Output the first line of the listing and each line after it, up to and including the line that contains "d3.scaleLinear().domain([0, 500]).range([plotBottom, plotTop]);", exactly as written, minus the pictures.
-- start Available data --
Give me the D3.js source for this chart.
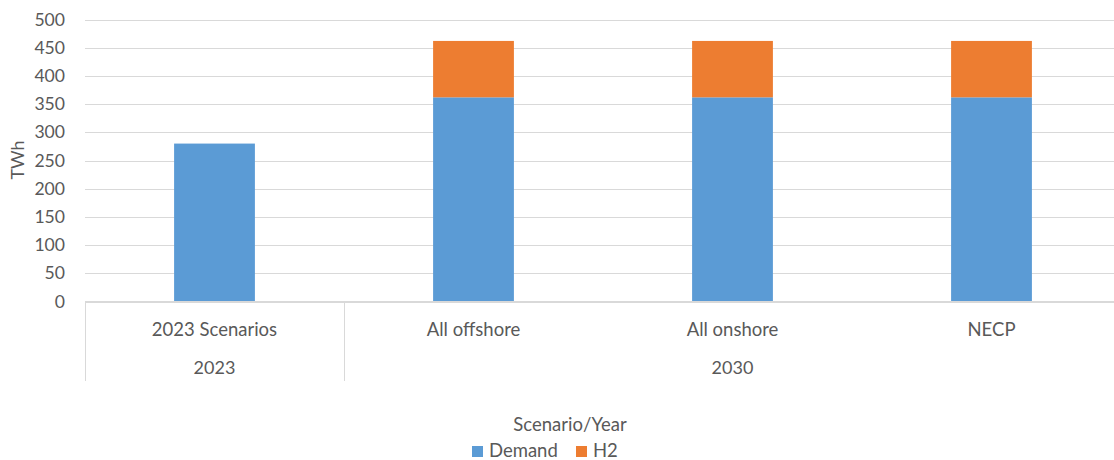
<!DOCTYPE html>
<html>
<head>
<meta charset="utf-8">
<script src="https://cdn.jsdelivr.net/npm/d3@7"></script>
<style>
  html, body { margin: 0; padding: 0; background: #fff; }
  svg { display: block; }
  text { font-family: Lato, "Liberation Sans", sans-serif; fill: #595959; }
</style>
</head>
<body>
<svg id="chart" width="1114" height="460"></svg>
<script>
// Scenario categories and their year groups
const categories = ["2023 Scenarios", "All offshore", "All onshore", "NECP"];
const years = ["2023", "2030", "2030", "2030"];
// Stacked series (TWh)
const demand = [280, 362, 362, 362];
const h2 = [0, 100, 100, 100];
const seriesNames = ["Demand", "H2"];
const seriesColors = ["#5b9bd5", "#ed7d31"];
const yTicks = [0, 50, 100, 150, 200, 250, 300, 350, 400, 450, 500];

const svg = d3.select("#chart");
const plotLeft = 85, plotRight = 1121, plotTop = 19.5, plotBottom = 301.5;
const fontSize = "18px";

const x = d3.scaleBand().domain(categories).range([plotLeft, plotRight]).paddingInner(0.688).paddingOuter(0.344);
const y = d3.scaleLinear().domain([0, 500]).range([plotBottom, plotTop]);

// Gridlines
svg.append("g")
  .selectAll("line")
  .data(yTicks)
  .join("line")
  .attr("x1", plotLeft).attr("x2", plotRight)
  .attr("y1", d => Math.round(y(d)) + 0.5).attr("y2", d => Math.round(y(d)) + 0.5)
  .attr("stroke", "#d9d9d9").attr("stroke-width", 1);

// Y axis tick labels
const yAxis = d3.axisLeft(y).tickValues(yTicks).tickSize(0).tickPadding(20);
const yg = svg.append("g").attr("transform", `translate(${plotLeft},0)`).call(yAxis);
yg.select(".domain").remove();
yg.selectAll("text").style("font-size", "17.6px").attr("fill", "#595959")
  .style("font-family", "Lato, 'Liberation Sans', sans-serif");

// Stacked bars
const rows = categories.map((c, i) => ({ cat: c, Demand: demand[i], H2: h2[i] }));
const stack = d3.stack().keys(seriesNames)(rows);
const color = d3.scaleOrdinal().domain(seriesNames).range(seriesColors);

svg.append("g")
  .selectAll("g")
  .data(stack)
  .join("g")
  .attr("fill", d => color(d.key))
  .selectAll("rect")
  .data(d => d.filter(p => p[1] - p[0] > 0))
  .join("rect")
  .attr("x", d => x(d.data.cat))
  .attr("width", x.bandwidth())
  .attr("y", d => y(d[1]))
  .attr("height", d => y(d[0]) - y(d[1]));

// Category axis: baseline and group separators
const axisColor = "#d9d9d9";
svg.append("line")
  .attr("x1", plotLeft).attr("x2", plotRight)
  .attr("y1", plotBottom).attr("y2", plotBottom)
  .attr("stroke", axisColor);

const step = x.step();
const groupBounds = [];
years.forEach((yr, i) => { if (i === 0 || years[i - 1] !== yr) groupBounds.push(i); });
groupBounds.push(categories.length);
groupBounds.forEach(i => {
  const xx = Math.round(plotLeft + i * step) + 0.5;
  svg.append("line")
    .attr("x1", xx).attr("x2", xx)
    .attr("y1", plotBottom).attr("y2", 381)
    .attr("stroke", axisColor);
});

// Category labels
svg.append("g")
  .selectAll("text")
  .data(categories)
  .join("text")
  .attr("x", d => x(d) + x.bandwidth() / 2)
  .attr("y", 336)
  .attr("text-anchor", "middle")
  .style("font-size", "18.5px")
  .text(d => d);

// Year group labels
const groups = [];
for (let g = 0; g < groupBounds.length - 1; g++) {
  groups.push({ label: years[groupBounds[g]], from: groupBounds[g], to: groupBounds[g + 1] });
}
svg.append("g")
  .selectAll("text")
  .data(groups)
  .join("text")
  .attr("x", d => plotLeft + (d.from + d.to) / 2 * step)
  .attr("y", 374)
  .attr("text-anchor", "middle")
  .style("font-size", "18px")
  .text(d => d.label);

// Y axis title
svg.append("text")
  .attr("transform", "translate(24,160) rotate(-90)")
  .attr("text-anchor", "middle")
  .style("font-size", fontSize)
  .text("TWh");

// Legend
svg.append("text")
  .attr("x", 570).attr("y", 431)
  .attr("text-anchor", "middle")
  .style("font-size", "18.5px")
  .text("Scenario/Year");

const legendItems = [{ name: seriesNames[0], x: 472 }, { name: seriesNames[1], x: 576 }];
const lg = svg.append("g").selectAll("g").data(legendItems).join("g")
  .attr("transform", d => `translate(${d.x},446)`);
lg.append("rect").attr("width", 11).attr("height", 11).attr("fill", d => color(d.name));
lg.append("text").attr("x", 17).attr("y", 11).style("font-size", "18.5px").text(d => d.name);
</script>
</body>
</html>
-- end Available data --
# Full response
Give me the D3.js source for this chart.
<!DOCTYPE html>
<html>
<head>
<meta charset="utf-8">
<script src="https://cdn.jsdelivr.net/npm/d3@7"></script>
<style>
  html, body { margin: 0; padding: 0; background: #fff; }
  svg { display: block; }
  text { font-family: Lato, "Liberation Sans", sans-serif; fill: #595959; }
</style>
</head>
<body>
<svg id="chart" width="1114" height="460"></svg>
<script>
// Scenario categories and their year groups
const categories = ["2023 Scenarios", "All offshore", "All onshore", "NECP"];
const years = ["2023", "2030", "2030", "2030"];
// Stacked series (TWh)
const demand = [280, 362, 362, 362];
const h2 = [0, 100, 100, 100];
const seriesNames = ["Demand", "H2"];
const seriesColors = ["#5b9bd5", "#ed7d31"];
const yTicks = [0, 50, 100, 150, 200, 250, 300, 350, 400, 450, 500];

const svg = d3.select("#chart");
const plotLeft = 85, plotRight = 1121, plotTop = 19.5, plotBottom = 301.5;
const fontSize = "18px";

const x = d3.scaleBand().domain(categories).range([plotLeft, plotRight]).paddingInner(0.688).paddingOuter(0.344);
const y = d3.scaleLinear().domain([0, 500]).range([plotBottom, plotTop]);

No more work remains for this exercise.